If you are overwhelmed by the aftermath of college applications and decisions, or it’s difficult to finish homework assignments due to senioritis, it’s okay to take a breather. It’s okay to watch your favorite TV show (I recommend Succession if you need something to binge). It’s okay to indulge in eating from your favorite fast food restaurant or going out to eat with friends. It’s okay to go shopping to relieve stress. While in the long-run we may see these activities as unproductive, they can actually be positive forms of reward. Relieving yourself of all past trials and triumphs of high school can be refreshing, and giving in to yourself can actually be beneficial and great for your mental health. Now is the time to celebrate, and look to yourself to discover good habits in the future. It’s okay to be unproductive and indulge every once in a while, and it’s okay to take the traditional approach of self-care from eating healthy to spa days. These are all healthy forms of taking of yourself for what you need in the moment, not in the long-run. 

Take a Mini-Adventure with Friends

I know summer is not far away, but what’s stopping you from having a mini adventure before you begin a new one in the fall? You don’t have to wait to seek the unknown. This could include planning a weekend trip with friends to another city or town in your home state you’ve never explored before. It could also be something smaller, like kayaking or hiking. If you are in an urban location, this could mean exploring downtown or going to a local event. There are so many opportunities to find something you’ve yet to discover in your home town or city to reconnect with old and new friends. These last few months might seem like they stretch on, but by the end of it all, it will feel like the blink of an eye. Any opportunity you can take an adventure with friends or family will mean so much to you, and will be something you can look back on while you’re in college. 

Reach Out to Future Classmates (and friends)

While you’re hanging out with old friends, this is also a great time to make some connections with new people.
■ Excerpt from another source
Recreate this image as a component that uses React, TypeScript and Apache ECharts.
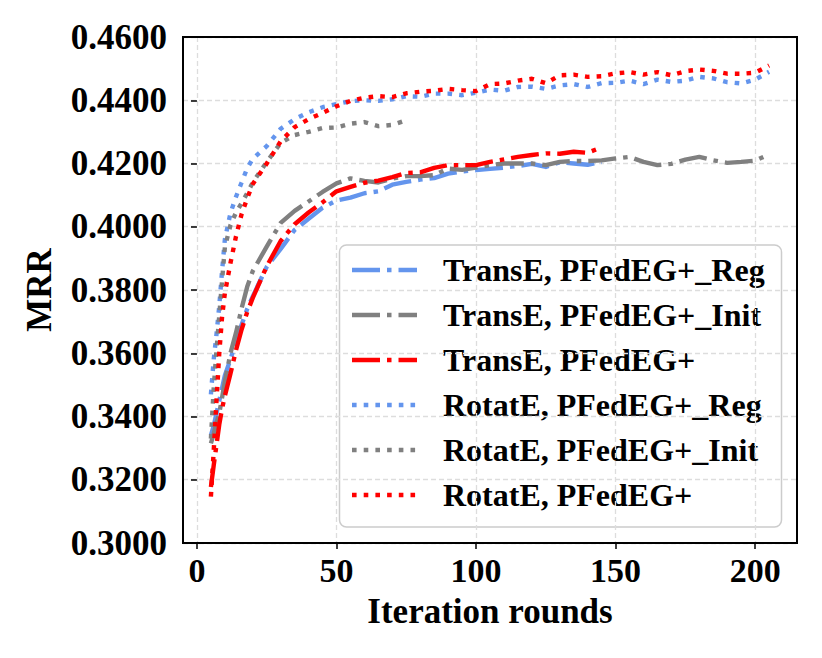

With Facebook and Instagram pages dedicated to Admissions and the Class of 2026, it’s exciting to be able to introduce yourself to other students, and find things you have in common. This is a great way to interact with future classmates and room/floor-mates. If you already have an idea of what classes you may be interested in taking, this is also a great time to connect with future classmates and build a study group or system of peers who can help each other out. Additionally, social media pages can provide resources that help keep you in the loop, like fun virtual activities that get you ready for the transition into college or virtual meet-and-greets put on by Admissions. 

Connect with Your Future Department or Professors 

Besides connecting with future students, connecting with potential professors or departments you are interested in may help you ease the transition into the college-level courses. If you already have an idea of a potential major, reaching out to the director of the department with some questions or advice on choosing classes will allow you to make a connection earlier on in your academic career. Professor and student relationships are critical to helping you succeed academically; having a mentor to go to when you have questions or concerns about something can really make a difference. 
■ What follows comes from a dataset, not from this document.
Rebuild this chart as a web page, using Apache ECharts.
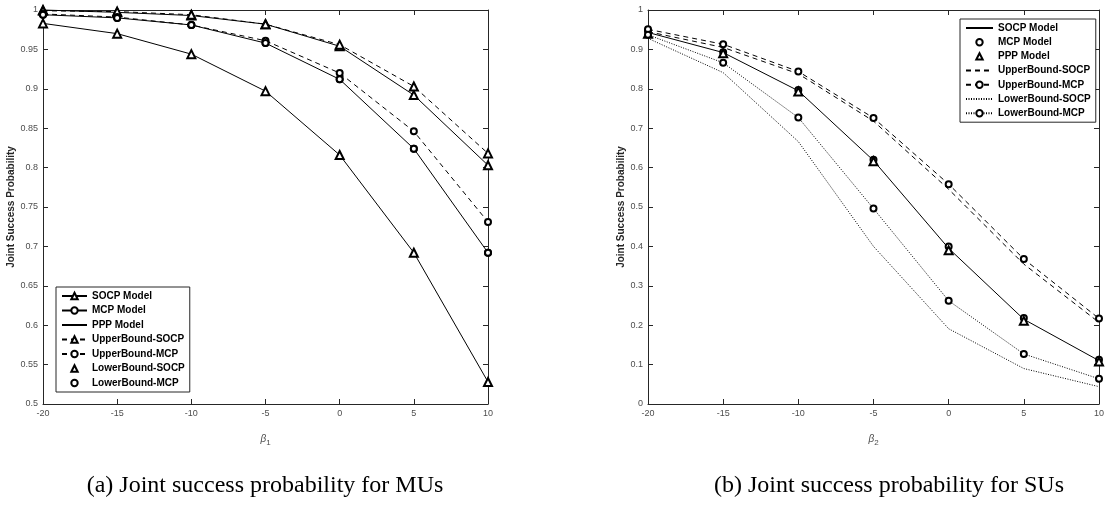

UR has a departmental page where you can find contact information for the directors and professors of those departments. An email never hurts to introduce yourself, talk about the subjects you’re interested in, or ask questions about upcoming classes. This initiative will allow you to stand out and make an impact. Many colleges and universities also have pages that are used to inform you about the resources available. For example, UR has a webpage dedicated to resources such as the shuttle schedule, the library, dining services, Blackboard (the tool we use for course materials, submitting assignments, etc.), and University Health Services. These are all helpful if you want to get a better sense of how to utilize campus to your needs and abilities. Likewise, it also connects you to the faculty and staff who supervise these resources, allowing you to voice your needs or questions about operations and resources. 

Last words

Lastly, as cheesy as it may sound, having fun is your key to all of these tips. While it may seem daunting, overwhelming, or you may already know what you should expect for the upcoming fall, it’s always essential to check in with yourself, celebrate your successes, and enjoy your time with others whether it’s new or old connections. These activities will help you prepare for a brighter future and healthy habits ahead. So, what are you waiting for? Go out and make your mark!